Mortgage rates bounced higher again this week across all loan products, according to Freddie Mac. The average rate on a 30-year fixed mortgage surpassed 6%, a long-awaited benchmark that we’ve been marching toward for the past month. Borrowers are also having to shell out more money for discount points to lower their interest rates, resulting in higher upfront costs for mortgage applicants. Here are the current mortgage interest rates, as of Sept. 15:
- 30-year fixed: 6.02% with 0.8 point (up from 5.89% a week ago, up from 2.86% a year ago).
- 15-year fixed: 5.21% with 0.9 point (up from 5.16% a week ago, up from 2.12% a year ago).
- 5/1-year adjustable: 4.93% with 0.2 point (up from 4.64% a week ago, up from 2.51% a year ago).
“Mortgage rates continued to rise alongside hotter-than-expected inflation numbers this week, exceeding 6% for the first time since late 2008. Although the increase in rates will continue to dampen demand and put downward pressure on home prices, inventory remains inadequate. This indicates that while home price declines will likely continue, they should not be large.”
– Sam Khater, Freddie Mac’s chief economist, in a Sept. 15 statement
Average mortgage rates are now more than double what they were a year ago, resulting in much higher monthly payments and adding a hefty sum to the total interest paid over the life of the loan. Homebuyers can expect the monthly principal and interest mortgage payment to be hundreds of dollars higher today compared with this time last year for the same home price.
|Sept. 2021||Sept. 2022||Difference|
|Interest Rate||2.86%||6.02%||3.16 percentage points|
|Total Interest Paid||$167,038||$395,973||$228,935|
Estimated loan costs for a 30-year fixed-rate mortgage on a $425,000 home with 20% down.
In the current high-interest-rate environment, it’s more important than ever to shop around with multiple mortgage lenders to compare offers. Doing so may save you thousands of dollars over the life of the loan, as mentioned in last week’s column. But even after shopping around for a competitive mortgage rate, there’s still no chance borrowers will get the sub-3% rates seen last year.
To see how your estimated mortgage rate impacts your monthly payment and total interest charges, you can use a mortgage calculator.
Indicator of the Week: Payment-to-Income Ratio
Housing affordability is at its lowest point in 35 years, according to Black Knight, a mortgage technology and data provider. That’s based on the payment-to-income ratio, which is the percentage of a household’s income spent on a mortgage payment.
It currently takes more than 35% of the national median income to make a monthly principal and interest payment on a mortgage. During the same time just two years ago, the average P&I payment took up about 20% of a household’s income.

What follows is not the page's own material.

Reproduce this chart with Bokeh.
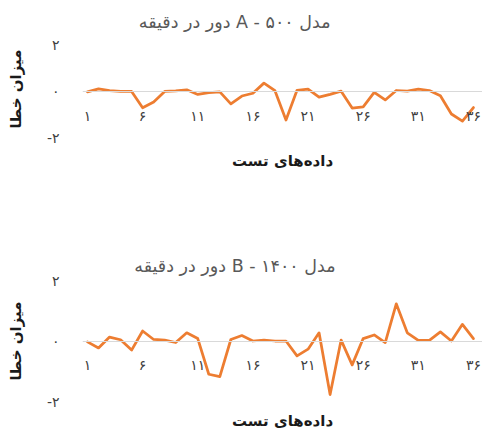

“Given the large role affordability challenges appear to be playing in shifting housing market dynamics, the recent pullback in home prices is likely to continue,” says Andy Walden, Black Knight’s vice president of enterprise research.
Still, it would take significant price cuts to even out the playing field for homebuyers today. If you were looking at a $400,000 home this time last year when mortgage rates averaged 2.86%, you’d have to reduce your purchase budget to about $280,000 to keep your monthly P&I payments about the same with today’s 6% rates. Even with listing prices beginning to moderate, it’s not likely that you’d find the same quality home at such a lower price point.
It’s understandable why some prospective buyers want to wait out the market until home prices moderate or mortgage rates come down. However, interest rates are likely to remain high as the Federal Reserve continues its fight against soaring inflation. Consumer prices rose 8.3% annually in August, which is a slight deceleration from the month prior but still well above the central bank’s 2% target.
Another option is to buy a home now and refinance in the future, but it’s difficult to say for certain when, or if, mortgage rates will fall to more favorable levels. Remember that mortgage refinancing comes with closing costs, so you’ll want to make sure the interest savings is worth the added fees. And another concern: If your home’s value drops by the time you wish to refinance, you may have to pay even more cash out of pocket to keep your loan-to-value ratio from rising too high.
In the meantime, this year’s homebuyers – including myself – are left with little choice but to wallow in self-pity, envious of every homeowner who was able to lock in a sub-3% mortgage rate last year. Personally, I take solace in the fact that if I stayed in my last apartment, I’d be dealing with annual rent hikes.